Macro Economics: Government Budget and Economy

Question:

Which of the following adds to the "Capital receipts" in government budget?

Options:

Increase in income tax slabs by 5%

Interest received against the loans given to Malaysia

Sale of shares of SBI to HDFC bank

Dividends received from a PSU

Correct Answer:

Sale of shares of SBI to HDFC bank

Explanation:

The correct answer is Option 3: Sale of shares of SBI to HDFC bank

Capital receipts refers to those receipts which either result in creation of liability or in reduction of assets. Thus, sale of shares of SBI to HDFC bank will result in the reduction of assets of the government. Increase in income tax slab, interest received from Malaysia and dividends received from a PSU are revenue receipts. Revenue receipts are those receipts that do not lead to a claim on the government. They neither create liability nor reduces the assets of the government.

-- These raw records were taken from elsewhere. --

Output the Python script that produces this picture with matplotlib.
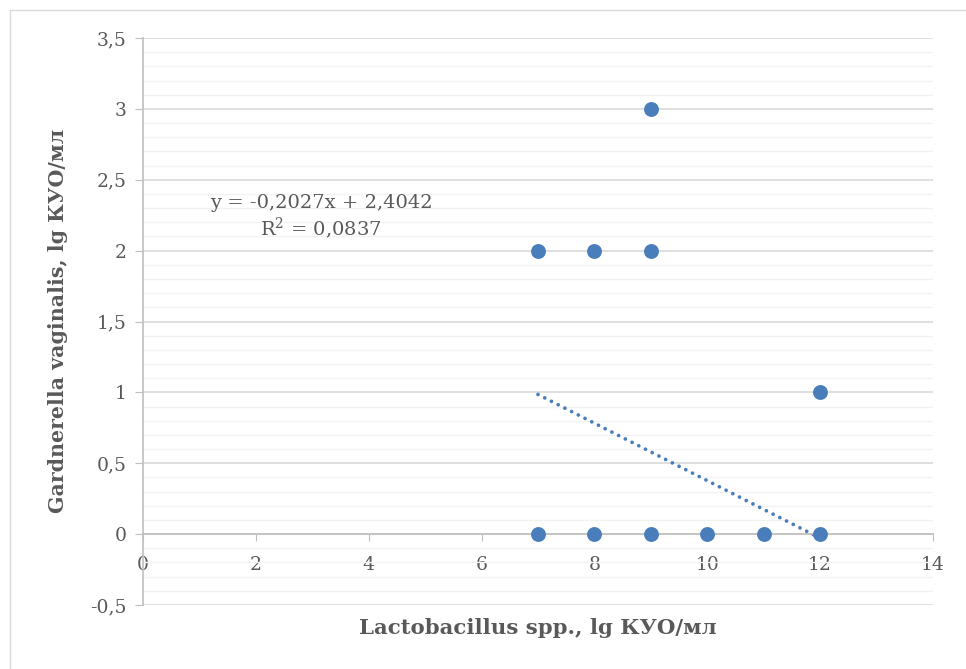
import matplotlib
matplotlib.use("Agg")
import matplotlib.pyplot as plt
import numpy as np
from matplotlib.ticker import MultipleLocator, FuncFormatter
from matplotlib.patches import Rectangle

# Data
lacto_x = [7, 8, 9, 9, 12, 7, 8, 9, 10, 11, 12]
gard_y = [2, 2, 2, 3, 1, 0, 0, 0, 0, 0, 0]
trend_slope = -0.2027
trend_intercept = 2.4042
r_squared = 0.0837
x_label = "Lactobacillus spp., lg КУО/мл"
y_label = "Gardnerella vaginalis, lg КУО/мл"

serif = ["DejaVu Serif"]
txt_col = "#595959"
pt_col = "#4A7EBB"

fig = plt.figure(figsize=(9.66, 6.69), dpi=100)
W, H = 966, 669
ax = fig.add_axes([143 / W, 1 - 605 / H, (933 - 143) / W, (605 - 38) / H])

# chart-area border (right and bottom edges fall outside the image)
fig.patches.append(Rectangle((9.5 / W, -0.05), 1.1, 1.05 - 9.5 / H,
                             transform=fig.transFigure, fill=False,
                             edgecolor="#D9D9D9", linewidth=1.0))

ax.set_xlim(0, 14)
ax.set_ylim(-0.5, 3.5)

ax.yaxis.set_major_locator(MultipleLocator(0.5))
ax.yaxis.set_minor_locator(MultipleLocator(0.1))
ax.xaxis.set_major_locator(MultipleLocator(2))

fmt = FuncFormatter(lambda v, p: ("%g" % round(v, 2)).replace(".", ","))
ax.yaxis.set_major_formatter(fmt)
ax.xaxis.set_major_formatter(fmt)

ax.grid(which="major", axis="y", color="#D9D9D9", linewidth=1.2, zorder=0)
ax.grid(which="minor", axis="y", color="#F2F2F2", linewidth=1.0, zorder=0)
ax.set_axisbelow(True)

for s in ["top", "right"]:
    ax.spines[s].set_visible(False)
ax.spines["bottom"].set_position(("data", 0))
ax.spines["bottom"].set_color("#BFBFBF")
ax.spines["left"].set_color("#BFBFBF")
ax.spines["bottom"].set_linewidth(1.2)
ax.spines["left"].set_linewidth(1.2)

ax.tick_params(axis="y", which="major", direction="out", length=6, color="#BFBFBF",
               labelcolor=txt_col, labelsize=13.5, pad=6)
ax.tick_params(axis="y", which="minor", length=0)
ax.tick_params(axis="x", which="major", direction="out", length=5, color="#BFBFBF",
               labelcolor=txt_col, labelsize=13.5, pad=11)
for lab in ax.get_xticklabels() + ax.get_yticklabels():
    lab.set_family(serif)

# trend line
tx = np.array([min(lacto_x), max(lacto_x)], dtype=float)
ty = trend_slope * tx + trend_intercept
ax.plot(tx, ty, linestyle=(0, (0.01, 2.0)), color=pt_col, linewidth=2.7,
        dash_capstyle="round", zorder=2)

ax.scatter(lacto_x, gard_y, s=115, color=pt_col, zorder=3, linewidths=0)

eq = "y = %sx + %s" % (("%.4f" % trend_slope).replace(".", ","),
                       ("%.4f" % trend_intercept).replace(".", ","))
fig.text(321 / W, 1 - 203 / H, eq, fontsize=14, color=txt_col, family=serif,
         ha="center", va="center")
fig.text(321 / W, 1 - 228 / H, "R$^2$ = " + ("%.4f" % r_squared).replace(".", ","),
         fontsize=14, color=txt_col, family=serif, ha="center", va="center",
         math_fontfamily="dejavuserif")

fig.text(538 / W, 1 - 628 / H, x_label, fontsize=15.3, fontweight="bold",
         color=txt_col, family=serif, ha="center", va="center")
fig.text(58 / W, 1 - 321 / H, y_label, fontsize=14.8, fontweight="bold",
         color=txt_col, family=serif, ha="center", va="center", rotation=90)

fig.savefig("out.png", dpi=100)
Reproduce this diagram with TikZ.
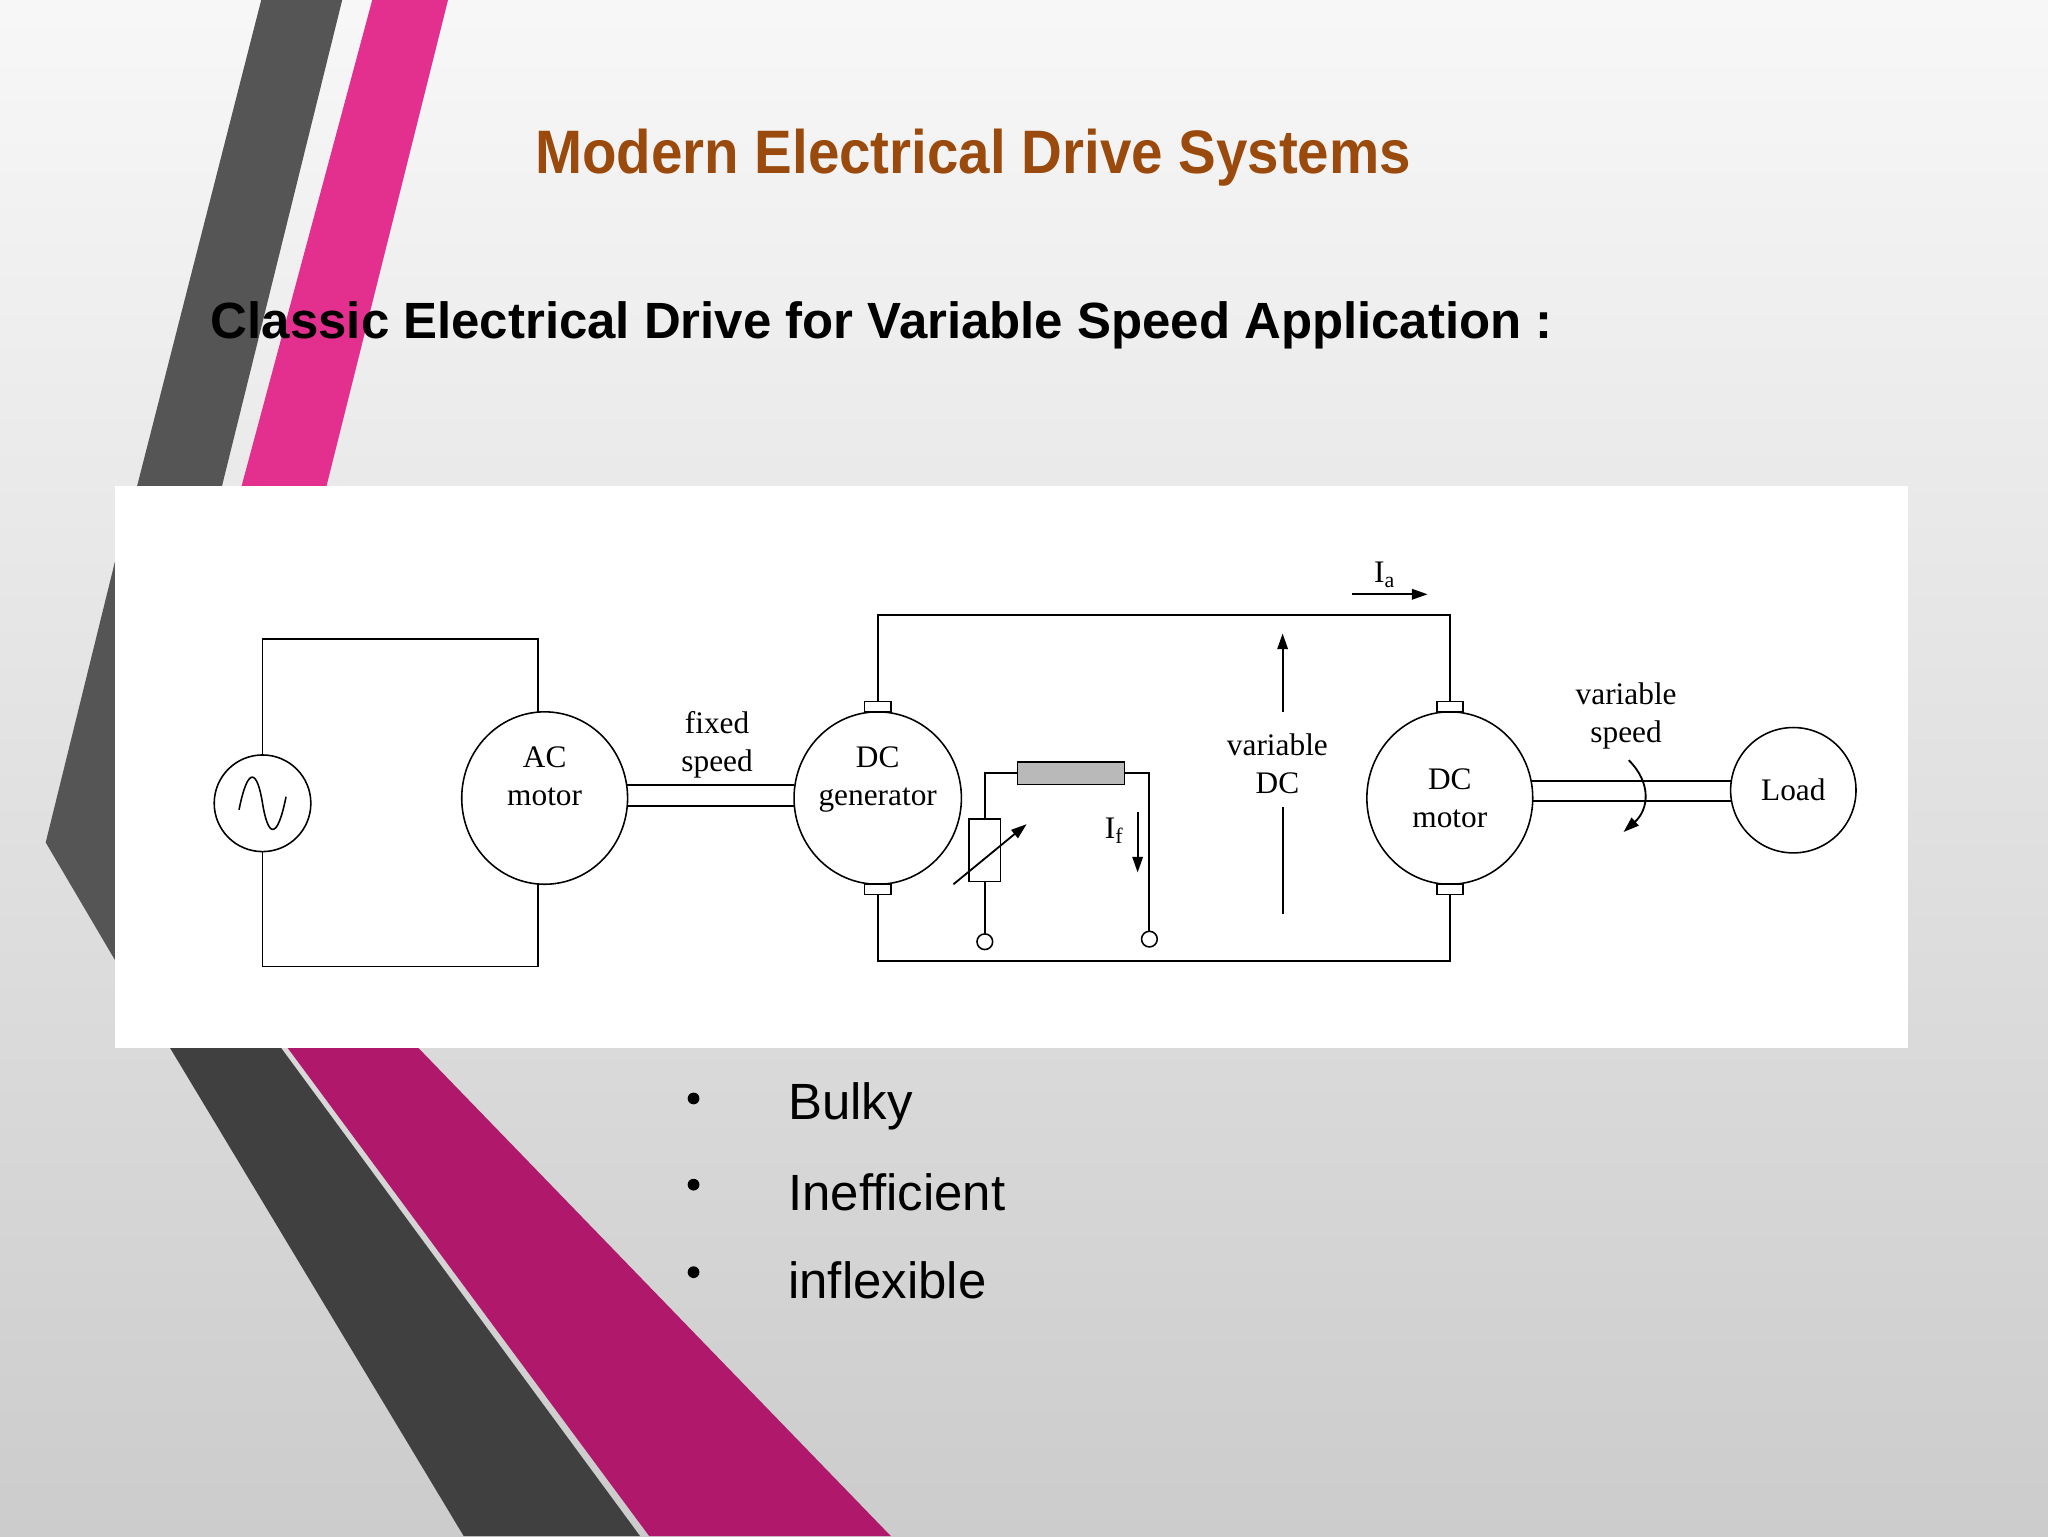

Here’s how the options fit into the concept of capital receipts:

  1. Increase in income tax slabs by 5%: This is a change in tax policy, not a receipt. It affects revenue but does not directly involve capital receipts.

  2. Interest received against the loans given to Malaysia: This is a form of revenue receipt, not capital receipt. It is income generated from loans previously given.

  3. Sale of shares of SBI to HDFC bank: This represents the sale of government assets. The proceeds from selling shares are considered capital receipts as they involve a one-time influx of funds.

  4. Dividends received from a PSU: This is a form of revenue receipt. It is income from government-owned public sector enterprises.